What you say to your child about alcohol use is up to you. But remember, if you don't say anything to your child about drinking, you might give the impression that underage drinking is acceptable."

(Reminds me of when I tell clients that, in social media, not joining in an uncomfortable online conversation about your brand is as good as an admission of guilt.)

My problem with this campaign is strictly personal. My own opinion about teenage drinking is that it needs to be approached responsibly. Hell, I intend to be one of those parents who offers his kid a glass of wine at holiday dinners once he hits puberty.

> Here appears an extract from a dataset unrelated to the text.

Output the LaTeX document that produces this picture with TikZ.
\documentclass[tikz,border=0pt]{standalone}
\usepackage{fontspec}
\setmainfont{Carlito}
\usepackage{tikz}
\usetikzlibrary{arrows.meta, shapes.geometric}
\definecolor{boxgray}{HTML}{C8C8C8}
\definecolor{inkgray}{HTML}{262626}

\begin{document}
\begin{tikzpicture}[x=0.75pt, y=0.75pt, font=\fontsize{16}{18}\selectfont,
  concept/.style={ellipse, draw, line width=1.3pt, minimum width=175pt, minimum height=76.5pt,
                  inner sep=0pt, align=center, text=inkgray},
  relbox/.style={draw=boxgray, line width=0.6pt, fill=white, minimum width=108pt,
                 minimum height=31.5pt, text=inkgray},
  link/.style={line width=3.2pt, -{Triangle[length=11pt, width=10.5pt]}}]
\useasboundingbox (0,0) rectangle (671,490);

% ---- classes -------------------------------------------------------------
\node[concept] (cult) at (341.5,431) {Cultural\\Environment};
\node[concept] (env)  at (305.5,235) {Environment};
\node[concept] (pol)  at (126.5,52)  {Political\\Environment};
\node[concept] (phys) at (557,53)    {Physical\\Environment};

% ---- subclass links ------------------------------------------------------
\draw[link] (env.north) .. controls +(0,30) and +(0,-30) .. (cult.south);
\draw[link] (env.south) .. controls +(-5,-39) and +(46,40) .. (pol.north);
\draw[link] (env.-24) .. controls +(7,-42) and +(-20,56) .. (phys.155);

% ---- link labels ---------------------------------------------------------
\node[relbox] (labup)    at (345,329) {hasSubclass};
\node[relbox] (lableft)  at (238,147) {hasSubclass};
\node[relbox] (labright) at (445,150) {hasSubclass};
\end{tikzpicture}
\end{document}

And this is the problem. As a government initiative, the "Talk Early. Talk Often. Get others involved." campaign is still, at the end of the day, a "just say no" approach. The page with conversation tips has the following:
"Why do you drink?
Explain to your child your reasons for drinking – whether it's to enhance a meal, share good times with friends, or celebrate a special occasion. Point out that if you choose to drink, it's always in moderation. Tell your child that some people shouldn't drink at all, including children who are underage."

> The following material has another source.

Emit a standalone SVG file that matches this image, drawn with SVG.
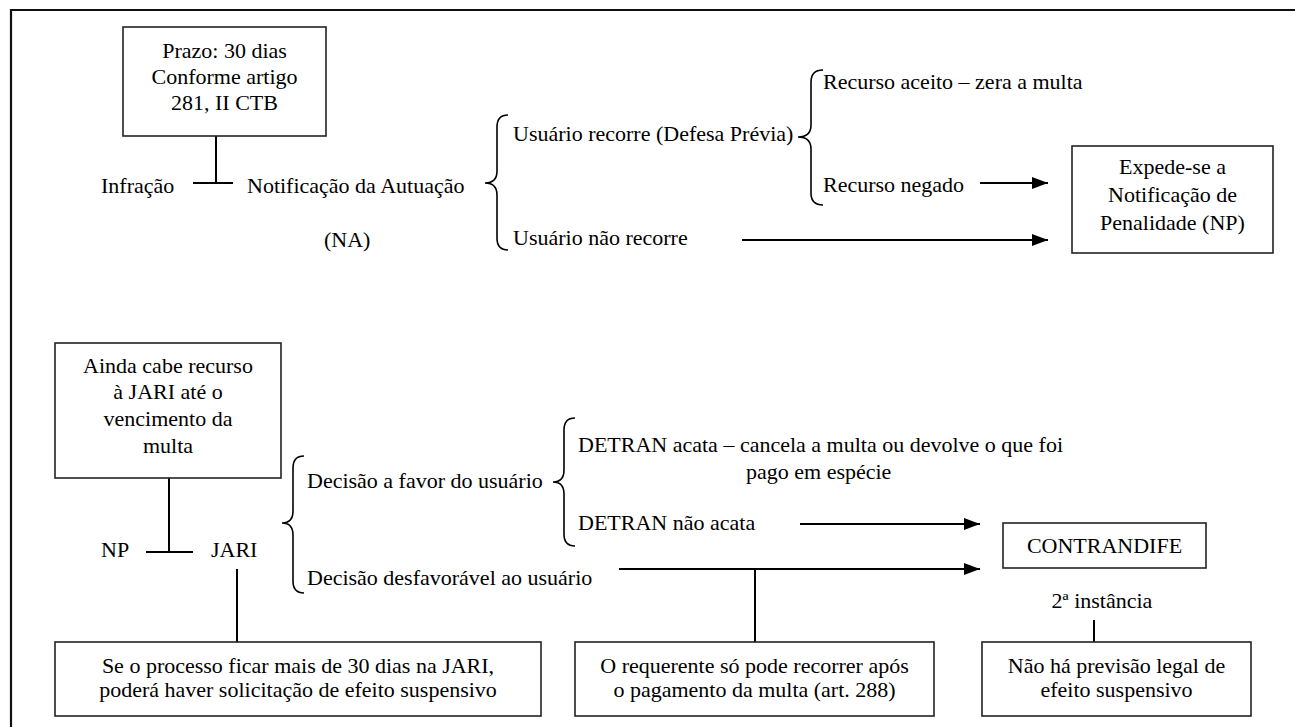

Would that have convinced you, as a kid whose self-image was 15-going-on-21?

This one, fortunately, is a little better:

"Did you drink when you were a child?
If you drank as a teenager, experts recommend that you give an honest answer.1 Explain why you were tempted to try alcohol and why underage drinking is dangerous. You could even give your child an example of an embarrassing or painful moment that occurred because of your drinking."

But hey... at least the American government is telling parents to be (somewhat) realistic about a social issue that affects almost everyone. However, as long as the bottom line is "it's bad for you because it's illegal" the argument has a built-in fail.

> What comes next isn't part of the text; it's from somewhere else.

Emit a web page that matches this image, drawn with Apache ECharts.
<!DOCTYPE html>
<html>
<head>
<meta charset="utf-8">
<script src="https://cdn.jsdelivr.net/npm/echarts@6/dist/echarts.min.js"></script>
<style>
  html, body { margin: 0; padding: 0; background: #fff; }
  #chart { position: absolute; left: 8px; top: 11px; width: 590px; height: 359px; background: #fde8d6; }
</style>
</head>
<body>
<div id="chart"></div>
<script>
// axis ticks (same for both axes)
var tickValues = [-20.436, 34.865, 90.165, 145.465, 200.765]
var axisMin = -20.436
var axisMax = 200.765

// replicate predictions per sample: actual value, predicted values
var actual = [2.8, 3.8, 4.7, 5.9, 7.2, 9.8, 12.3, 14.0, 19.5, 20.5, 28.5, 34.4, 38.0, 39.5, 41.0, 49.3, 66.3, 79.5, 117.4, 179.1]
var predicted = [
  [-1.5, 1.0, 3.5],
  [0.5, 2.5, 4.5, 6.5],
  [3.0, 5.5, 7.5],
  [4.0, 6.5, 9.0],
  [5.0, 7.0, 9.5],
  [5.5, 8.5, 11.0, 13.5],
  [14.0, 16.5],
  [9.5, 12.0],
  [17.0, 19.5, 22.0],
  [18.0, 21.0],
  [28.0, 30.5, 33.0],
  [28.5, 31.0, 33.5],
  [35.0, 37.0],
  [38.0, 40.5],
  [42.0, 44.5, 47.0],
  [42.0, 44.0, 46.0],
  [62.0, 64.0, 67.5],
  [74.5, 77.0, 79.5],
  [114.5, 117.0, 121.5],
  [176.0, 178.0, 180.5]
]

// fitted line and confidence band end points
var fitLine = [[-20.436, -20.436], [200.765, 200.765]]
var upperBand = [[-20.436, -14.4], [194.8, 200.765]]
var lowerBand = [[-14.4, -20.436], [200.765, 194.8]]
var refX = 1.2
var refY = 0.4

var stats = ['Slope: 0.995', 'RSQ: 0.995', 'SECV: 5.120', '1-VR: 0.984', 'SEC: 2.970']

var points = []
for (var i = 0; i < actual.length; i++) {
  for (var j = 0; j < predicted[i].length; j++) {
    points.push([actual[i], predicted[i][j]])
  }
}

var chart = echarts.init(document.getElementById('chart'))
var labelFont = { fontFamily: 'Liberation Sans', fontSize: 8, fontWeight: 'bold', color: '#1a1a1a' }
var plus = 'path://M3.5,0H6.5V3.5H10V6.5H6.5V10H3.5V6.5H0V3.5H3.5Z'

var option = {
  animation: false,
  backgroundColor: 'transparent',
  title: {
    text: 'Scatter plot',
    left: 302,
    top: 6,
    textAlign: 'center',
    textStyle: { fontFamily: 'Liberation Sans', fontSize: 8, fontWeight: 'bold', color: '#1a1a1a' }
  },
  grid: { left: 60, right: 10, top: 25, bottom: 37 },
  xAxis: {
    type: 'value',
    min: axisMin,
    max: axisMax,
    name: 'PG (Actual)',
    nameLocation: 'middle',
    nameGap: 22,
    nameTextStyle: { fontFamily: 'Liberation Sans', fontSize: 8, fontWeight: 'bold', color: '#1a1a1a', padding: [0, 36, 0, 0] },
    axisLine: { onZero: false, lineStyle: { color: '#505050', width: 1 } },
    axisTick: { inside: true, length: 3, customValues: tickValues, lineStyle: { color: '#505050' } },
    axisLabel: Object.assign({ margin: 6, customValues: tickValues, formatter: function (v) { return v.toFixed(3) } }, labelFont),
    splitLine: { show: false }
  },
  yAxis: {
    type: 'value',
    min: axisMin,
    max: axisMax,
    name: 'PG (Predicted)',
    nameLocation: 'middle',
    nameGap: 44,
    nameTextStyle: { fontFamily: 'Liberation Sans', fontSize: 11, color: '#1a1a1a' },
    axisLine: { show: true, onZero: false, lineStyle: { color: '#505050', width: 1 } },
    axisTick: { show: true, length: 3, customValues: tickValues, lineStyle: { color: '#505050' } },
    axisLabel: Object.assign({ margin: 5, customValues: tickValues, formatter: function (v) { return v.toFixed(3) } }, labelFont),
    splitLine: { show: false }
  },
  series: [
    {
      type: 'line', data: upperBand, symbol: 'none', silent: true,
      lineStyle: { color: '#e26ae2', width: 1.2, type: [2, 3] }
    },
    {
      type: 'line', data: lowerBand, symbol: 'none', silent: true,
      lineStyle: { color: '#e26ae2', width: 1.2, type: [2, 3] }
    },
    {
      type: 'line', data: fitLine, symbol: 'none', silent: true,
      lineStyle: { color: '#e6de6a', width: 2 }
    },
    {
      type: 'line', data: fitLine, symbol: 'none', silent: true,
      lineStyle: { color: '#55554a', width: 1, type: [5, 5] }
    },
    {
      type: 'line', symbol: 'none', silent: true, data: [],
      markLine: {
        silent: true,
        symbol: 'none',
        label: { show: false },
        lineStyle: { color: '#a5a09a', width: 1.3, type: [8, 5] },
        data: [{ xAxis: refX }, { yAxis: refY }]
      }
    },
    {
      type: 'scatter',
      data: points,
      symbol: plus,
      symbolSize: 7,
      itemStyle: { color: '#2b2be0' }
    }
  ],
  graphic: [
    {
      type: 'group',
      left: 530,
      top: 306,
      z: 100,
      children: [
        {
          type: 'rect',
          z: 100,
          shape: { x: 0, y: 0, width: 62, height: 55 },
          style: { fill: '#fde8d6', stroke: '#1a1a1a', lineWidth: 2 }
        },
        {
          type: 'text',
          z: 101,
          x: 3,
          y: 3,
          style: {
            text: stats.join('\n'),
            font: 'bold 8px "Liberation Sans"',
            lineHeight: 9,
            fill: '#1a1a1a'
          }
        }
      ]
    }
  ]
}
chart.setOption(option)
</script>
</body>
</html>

After all, this is a country that will let an adult go to jail, or go to war for up to three years before they consider them old enough to have a beer.

1 comment:

  1. OK,

    1. Yes, "it's bad because it's illegal" is a popular framing (I'd say more popular in paternalistic Canada than in rugged individualist US) that should ALWAYS be challenged as begging the question.

    2. The countries where drinking is viewed as a hugely taboo activity have far greater incidence of alcohol-related deaths and the lesser problems associated with drinking than those countries where drinking alcohol is like drinking coffee-as something you grow into gradually.

    3. Just my personal experience. I grew up in Ontario and turned 19 just at the end of Grade 13. By that point, I and all my friends drank to some extent, both wine at family dinners and occassionally to excess at other events. Were there embarrassing moments that I could recount to today's youth as cautionary tales? Absolutely. But for the most part, no one got seriously hurt, no one was ever in serious danger, and no one died. (I think this is in part because of the the province's superb anti-drinking and driving campaigns from the 80's--remember those framed pictures shattering to the sound of screeching tires?)
    I went to university in New York having been "of age" in Ontario for two months, and suddenly found myself underage again. This seemed silly to me, but wasn't that big a deal. What did seem like a big deal was the prevailing attitude among my fellow students about alcohol. Most of them had not grown up with a glass of wine at dinner, but rather with an absolute prohibition on drinking at all. Freed of the restraints of daily adult supervision, these students imposed no restraint of their own, but approached drinking as a competitive sport. A party wasn't a place where you got together with friends and drank what you brought yourself--it was a place to go because someone was supplying alcohol, where you drank as much as you could as fast as you could, and left when the alcohol ran out. Thank God it was a small and physically enclosed campus, where essentially all traffic was pedestrian.
    In general, I think it's safe to say that a gradual introduction is safer and more enjoyable than volleying between extremes.